Pour leur part, les centrales syndicales profitent de ces tensions pour remettre sur la table tous les cahiers revendicatifs anciens, compliquant davantage les négociations.

Le lundi 25 mars, Saaid Amzazi s’est réuni avec les cinq syndicats pour les convaincre de suspendre la grève générale des 26, 27 et 28 mars. Il a assuré que le cahier revendicatif est à l’étude au niveau du gouvernement.

Une demande qui a essuyé un refus catégorique de la part des syndicats. 

La menace de l’année blanche 

Un mois de grève de la part des enseignants contractuels. Même si le ministère nuance le taux de participation qu’il estime aujourd’hui à 50%, en baisse continue depuis le début du mouvement, ce sont donc plus de 27.000 enseignants qui n'assurent pas les cours. Ils sont rejoints du 26 au 28 mars par tous les autres corps enseignants.

Ce qui fait craindre aux parents une année blanche. "Il n’y aura pas d’année blanche. Ce n’est pas à l’ordre du jour", assure une source au ministère de l’Education nationale.

Notre source affirme que les grèves générales sont limitées dans le temps, elles n’ont donc pas un impact significatif sur le temps scolaire.

"Trois ou quatre jours sont rattrapables. Par contre, l’arrêt prolongé des enseignants des académies pour la quatrième semaine consécutive a un impact", avance notre source. Cet impact diffère d’une académie à une autre en fonction du taux de mobilisation des effectifs dans le mouvement de protestation. "Le ministère a réagi à partir de la deuxième semaine de protestation et nous avons mis en place des mesures pour rattraper le temps de classe perdu", nous assure-t-on.
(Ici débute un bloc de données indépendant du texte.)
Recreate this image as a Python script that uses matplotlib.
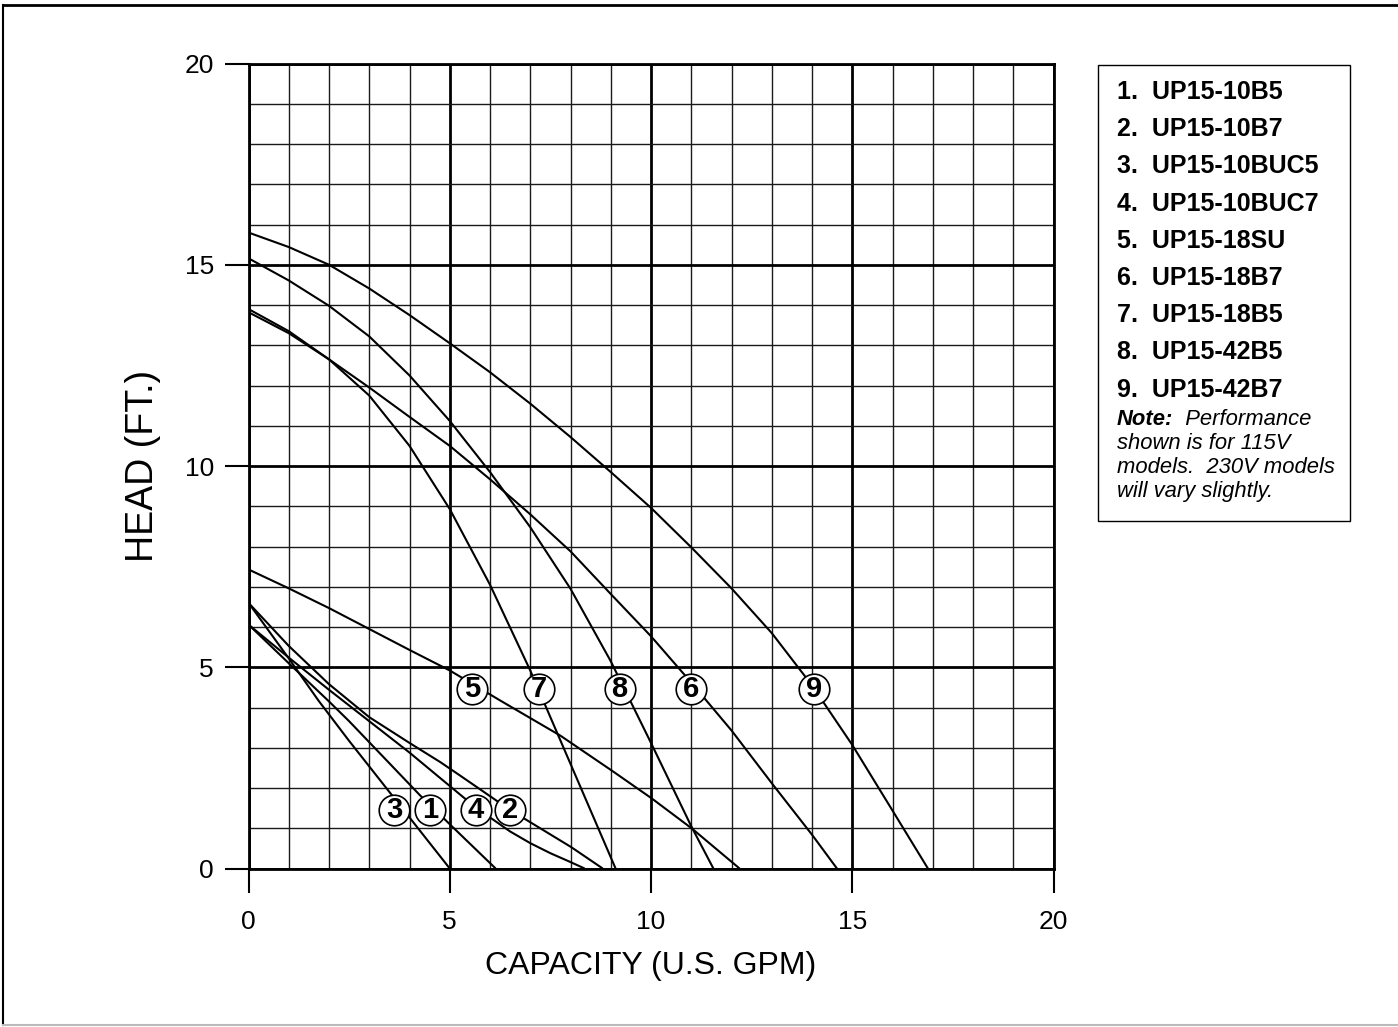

Ce sont les académies qui se chargent de gérer les temps de rattrapage en fonction de l’impact subi. Elles font ainsi appel aux vacataires, aux enseignants retraités, aux autres enseignants à travers les heures supplémentaires. Certaines académies ont même convenu avec des associations de parents d’élèves de programmer quelques séances de rattrapage pendant les prochaines vacances.

Définitivement, ce sont les élèves qui perdent le plus dans ce bras de fer dont on ne perçoit pas la fin.